You wouldn’t purposefully climb into a tiger’s cage at the zoo, would you? A stunt like that could easily leave you hospitalized or dead. Yet despite the dangers of exotic animals – like tigers, bears, chimpanzees, etc. – people continue to buy and sell them on the black market. They’re purchased and put in situations that bring danger to the animals as well as the humans they encounter.
Between 1990-2012 there were over 400 human injuries caused by exotic animals – almost twenty per year. National Geographic reports that, since the record began, exotic pets have attacked almost 550 people. Some of these injuries were fatal, and some were inflicted upon children younger than ten years of age.
During that same span of time, inexperienced or cruel owners killed 200 exotic animals. That’s not including the thousands of animals that died during the shipping process, or those that died before being purchased due to malnourishment or poor care.

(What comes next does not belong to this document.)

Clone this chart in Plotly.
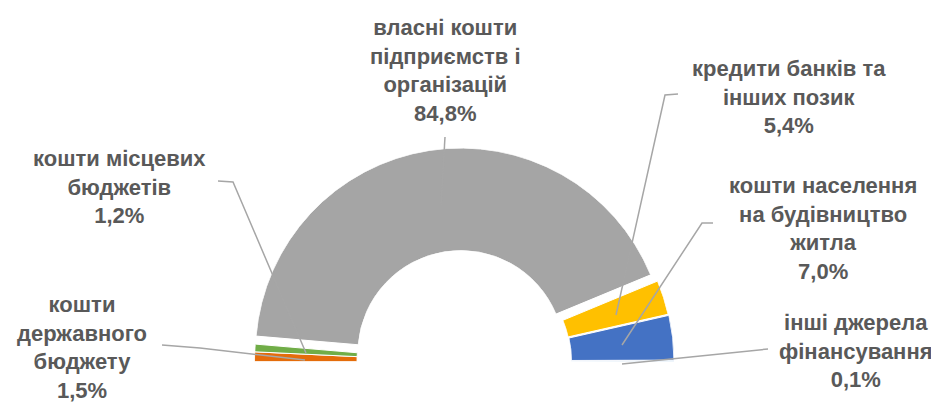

These animals don’t only cause harm through violent predatory behaviors; they also spread diseases that can be severely problematic for humans. They carry foreign bacteria, viruses, parasites and fungi into a world where they don’t belong – and the surrounding humans can become infected. In just six years, between 2000-6, an estimated 50 million people were struck with zoonotic diseases. Some of these diseases have no cure or will prove fatal to humans.
Why are people still taking part in this trade? Americans spent an estimated $15 billion on exotic pets just last year, despite the undeniable proof of its cruelty. Thousands of exotic animals die. Hundreds of humans are injured. Let’s not forget the millions of dogs and cats that are euthanized each year due to a lack of shelter space.
If you’re interested in bringing a pet into your home, opt to adopt a cat or dog. Sure, tigers are beautiful – but they’re not meant to be kept in residential homes. Consider all the damage that is done through the exotic pet trade. It’s cruel. And it can be deadly.